We circle once again to the central question. Why? Why is the U.S. attacking Afghanistan? It doesn’t make any sense from so many rational, compassionate angles, so what can be the real reason? John Pilger says: Control. (Full Article)

<q>… The aim is to destroy the capacity of nations to challenge US dominance while allowing their regimes to maintain internal order. … Thus, people all over the world have been divided, ruled and “contained”, often violently … Also, stricken Afghanistan is an easy target, an ideal place for a “demonstration war” − a show of what America is prepared to do “where required”, as the US ambassador to the United Nations said recently. The racism is implicit. Who cares about Afghan peasants? … In the absence of alternative views, it is no surprise that people’s “reasonable reaction” is that “we must do something”. This leads to the quick conclusion that “we” must bomb “them”.</q>

<q>One of Bush and Blair’s oft-repeated lies is that “world opinion is with us”. No, it is not. Out of 30 countries surveyed by Gallup International, only in Israel and the United States does a majority of people agree that military attacks are preferable to pursuing justice non-violently through international law, however long it takes. That is the good news.</q>

It’s not just world-class journalists, college professors and liberals who are worried (disgusted?) by the reactions and actions of the U.S. government. Ordinary folks are getting increasingly worried about censorship in America. Wil Wheaton has a raw reaction to the situation (after the hyperbolic comment, he stray off-topic)

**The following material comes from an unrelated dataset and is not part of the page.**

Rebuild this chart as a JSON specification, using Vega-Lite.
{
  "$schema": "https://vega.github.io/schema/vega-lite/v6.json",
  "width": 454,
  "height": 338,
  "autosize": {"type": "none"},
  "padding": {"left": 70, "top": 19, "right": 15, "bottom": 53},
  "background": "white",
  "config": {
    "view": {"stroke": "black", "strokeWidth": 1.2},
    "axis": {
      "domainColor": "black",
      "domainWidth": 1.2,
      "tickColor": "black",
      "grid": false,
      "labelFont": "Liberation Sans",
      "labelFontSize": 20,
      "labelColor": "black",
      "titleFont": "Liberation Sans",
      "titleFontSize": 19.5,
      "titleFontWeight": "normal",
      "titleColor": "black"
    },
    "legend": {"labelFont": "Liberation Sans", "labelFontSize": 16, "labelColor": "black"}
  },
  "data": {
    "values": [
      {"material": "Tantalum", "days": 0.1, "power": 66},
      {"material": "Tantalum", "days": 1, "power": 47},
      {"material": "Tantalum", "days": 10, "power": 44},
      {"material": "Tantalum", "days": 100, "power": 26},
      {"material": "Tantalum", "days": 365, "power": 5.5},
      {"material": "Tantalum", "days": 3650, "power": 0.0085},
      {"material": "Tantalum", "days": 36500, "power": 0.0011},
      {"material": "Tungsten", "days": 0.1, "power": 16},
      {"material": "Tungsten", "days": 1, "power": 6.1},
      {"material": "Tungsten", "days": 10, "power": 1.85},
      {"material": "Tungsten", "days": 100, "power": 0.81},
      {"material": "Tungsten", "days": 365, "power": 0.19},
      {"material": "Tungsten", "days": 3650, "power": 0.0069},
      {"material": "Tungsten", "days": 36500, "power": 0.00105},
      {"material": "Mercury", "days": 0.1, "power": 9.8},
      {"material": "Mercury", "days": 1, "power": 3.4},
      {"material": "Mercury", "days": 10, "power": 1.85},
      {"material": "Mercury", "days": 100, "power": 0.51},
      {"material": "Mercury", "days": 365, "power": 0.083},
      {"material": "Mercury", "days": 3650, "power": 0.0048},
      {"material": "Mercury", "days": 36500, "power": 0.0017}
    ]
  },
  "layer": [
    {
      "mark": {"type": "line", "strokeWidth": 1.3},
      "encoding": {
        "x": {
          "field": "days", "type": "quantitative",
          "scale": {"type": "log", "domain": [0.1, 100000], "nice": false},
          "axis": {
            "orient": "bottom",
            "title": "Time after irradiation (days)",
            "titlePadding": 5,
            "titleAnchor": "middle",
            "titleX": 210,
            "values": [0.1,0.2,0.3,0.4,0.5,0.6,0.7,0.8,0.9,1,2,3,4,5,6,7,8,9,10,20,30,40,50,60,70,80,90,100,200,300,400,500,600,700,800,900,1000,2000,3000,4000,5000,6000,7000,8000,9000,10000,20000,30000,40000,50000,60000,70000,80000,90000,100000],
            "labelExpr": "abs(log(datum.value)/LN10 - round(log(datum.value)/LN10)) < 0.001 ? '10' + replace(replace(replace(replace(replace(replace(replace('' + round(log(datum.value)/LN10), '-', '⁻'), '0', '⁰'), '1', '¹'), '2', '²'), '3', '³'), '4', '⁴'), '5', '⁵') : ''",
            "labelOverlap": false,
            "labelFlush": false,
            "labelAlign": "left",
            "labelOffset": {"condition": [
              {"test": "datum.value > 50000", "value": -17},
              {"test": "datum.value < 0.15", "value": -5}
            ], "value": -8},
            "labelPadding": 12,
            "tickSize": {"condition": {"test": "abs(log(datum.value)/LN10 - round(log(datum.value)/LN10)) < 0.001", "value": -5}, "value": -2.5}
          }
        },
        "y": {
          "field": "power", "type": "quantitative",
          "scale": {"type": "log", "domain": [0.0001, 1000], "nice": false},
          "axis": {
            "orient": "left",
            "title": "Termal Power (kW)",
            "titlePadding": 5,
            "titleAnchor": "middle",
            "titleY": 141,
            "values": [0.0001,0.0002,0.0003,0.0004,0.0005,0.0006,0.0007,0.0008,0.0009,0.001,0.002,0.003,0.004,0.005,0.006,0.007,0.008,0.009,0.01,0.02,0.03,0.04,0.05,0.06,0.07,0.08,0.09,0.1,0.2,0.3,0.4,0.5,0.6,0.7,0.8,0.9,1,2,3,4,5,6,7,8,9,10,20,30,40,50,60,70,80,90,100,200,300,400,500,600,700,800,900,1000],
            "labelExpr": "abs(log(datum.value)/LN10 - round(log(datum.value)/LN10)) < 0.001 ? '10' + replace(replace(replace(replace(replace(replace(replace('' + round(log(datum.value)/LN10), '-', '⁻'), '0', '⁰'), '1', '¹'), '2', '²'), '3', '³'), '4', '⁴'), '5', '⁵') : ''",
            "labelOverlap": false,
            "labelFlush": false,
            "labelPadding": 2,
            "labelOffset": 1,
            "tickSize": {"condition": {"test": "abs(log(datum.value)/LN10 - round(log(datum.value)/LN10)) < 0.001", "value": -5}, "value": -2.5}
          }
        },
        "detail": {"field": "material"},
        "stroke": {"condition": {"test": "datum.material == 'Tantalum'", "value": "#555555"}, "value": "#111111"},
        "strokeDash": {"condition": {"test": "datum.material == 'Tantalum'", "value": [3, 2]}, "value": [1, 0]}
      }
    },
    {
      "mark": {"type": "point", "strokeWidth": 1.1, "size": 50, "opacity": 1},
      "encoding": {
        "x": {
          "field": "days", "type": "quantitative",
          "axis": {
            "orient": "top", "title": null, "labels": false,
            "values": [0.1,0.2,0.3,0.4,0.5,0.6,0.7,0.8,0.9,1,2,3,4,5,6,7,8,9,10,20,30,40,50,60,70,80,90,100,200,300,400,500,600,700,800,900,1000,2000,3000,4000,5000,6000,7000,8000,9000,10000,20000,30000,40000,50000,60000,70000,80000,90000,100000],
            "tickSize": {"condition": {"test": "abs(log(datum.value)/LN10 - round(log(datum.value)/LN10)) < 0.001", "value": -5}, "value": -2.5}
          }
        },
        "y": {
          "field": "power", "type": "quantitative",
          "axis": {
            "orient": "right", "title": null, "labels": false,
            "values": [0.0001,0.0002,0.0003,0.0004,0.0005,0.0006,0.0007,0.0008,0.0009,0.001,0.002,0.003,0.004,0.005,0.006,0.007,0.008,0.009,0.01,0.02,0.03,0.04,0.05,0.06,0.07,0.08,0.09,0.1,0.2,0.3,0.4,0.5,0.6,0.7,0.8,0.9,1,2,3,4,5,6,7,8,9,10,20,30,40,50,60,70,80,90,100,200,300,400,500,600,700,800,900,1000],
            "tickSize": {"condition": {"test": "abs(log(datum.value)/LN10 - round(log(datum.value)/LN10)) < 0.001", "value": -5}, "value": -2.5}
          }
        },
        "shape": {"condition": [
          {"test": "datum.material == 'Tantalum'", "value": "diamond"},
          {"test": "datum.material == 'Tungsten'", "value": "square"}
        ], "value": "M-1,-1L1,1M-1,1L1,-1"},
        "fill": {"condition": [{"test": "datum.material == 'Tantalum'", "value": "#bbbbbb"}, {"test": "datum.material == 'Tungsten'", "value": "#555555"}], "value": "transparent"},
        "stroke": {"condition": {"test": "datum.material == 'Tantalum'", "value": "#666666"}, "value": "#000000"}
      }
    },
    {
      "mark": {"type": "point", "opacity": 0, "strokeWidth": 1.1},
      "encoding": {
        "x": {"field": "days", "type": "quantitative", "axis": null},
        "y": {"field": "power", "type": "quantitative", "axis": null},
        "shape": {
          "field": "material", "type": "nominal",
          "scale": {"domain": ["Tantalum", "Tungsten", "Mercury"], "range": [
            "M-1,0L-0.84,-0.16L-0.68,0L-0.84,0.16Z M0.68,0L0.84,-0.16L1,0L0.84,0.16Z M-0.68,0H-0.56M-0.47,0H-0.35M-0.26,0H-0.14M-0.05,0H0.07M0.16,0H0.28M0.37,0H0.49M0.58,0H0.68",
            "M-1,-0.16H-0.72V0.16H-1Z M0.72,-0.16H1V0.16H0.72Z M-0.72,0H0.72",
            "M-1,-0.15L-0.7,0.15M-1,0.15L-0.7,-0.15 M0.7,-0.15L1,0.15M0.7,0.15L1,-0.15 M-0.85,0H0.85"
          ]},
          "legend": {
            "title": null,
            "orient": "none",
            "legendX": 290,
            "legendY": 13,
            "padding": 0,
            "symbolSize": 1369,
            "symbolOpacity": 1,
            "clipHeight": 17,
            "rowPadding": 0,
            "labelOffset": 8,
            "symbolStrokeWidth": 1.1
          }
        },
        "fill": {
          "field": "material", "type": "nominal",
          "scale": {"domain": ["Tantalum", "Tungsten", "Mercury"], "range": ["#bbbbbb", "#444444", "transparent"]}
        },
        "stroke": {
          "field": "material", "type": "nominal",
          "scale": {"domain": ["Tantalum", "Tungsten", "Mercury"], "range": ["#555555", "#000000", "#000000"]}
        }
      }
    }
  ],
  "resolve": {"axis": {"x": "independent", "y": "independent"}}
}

<q>I am profoundly shaken by what’s happening in our world now, and being labeled “against us” is really upsetting to me. It is just sheer idiocy to blindly follow anyone, in my opinion, and what I see happening now is just that. If you’re not a sheep following George and the Majority, you’re somehow complicit, and you think it’s a good thing that 6000 innocent people died on September 11. If you value your privacy, and don’t think it’s a good idea for the federal government to have the authority to walk into your house whenever they feel like it, you’re not patriotic. Well, I for one am absolutely sick of this shit. … Think of it this way: our politicians all privately agree that the War On Drugs is a complete and utter failure, and has done NOTHING to help addicts, or stop people from abusing drugs, yet they funnel BILLIONS of dollars into it each year, so they don’t appear “soft on drugs.” The same thing is going to happen with terrorism.</q>

On the economy side, the defense industry has already started reaping rewards from the War on Terrorism. Janes is reporting that Lockheed Martin has been awarded a $200 Billion contract to provide 3000 Joint Strike Fighters. Note that these jets are not being bought by the U.S. military. But at least our economy is getting the expected boost from the war.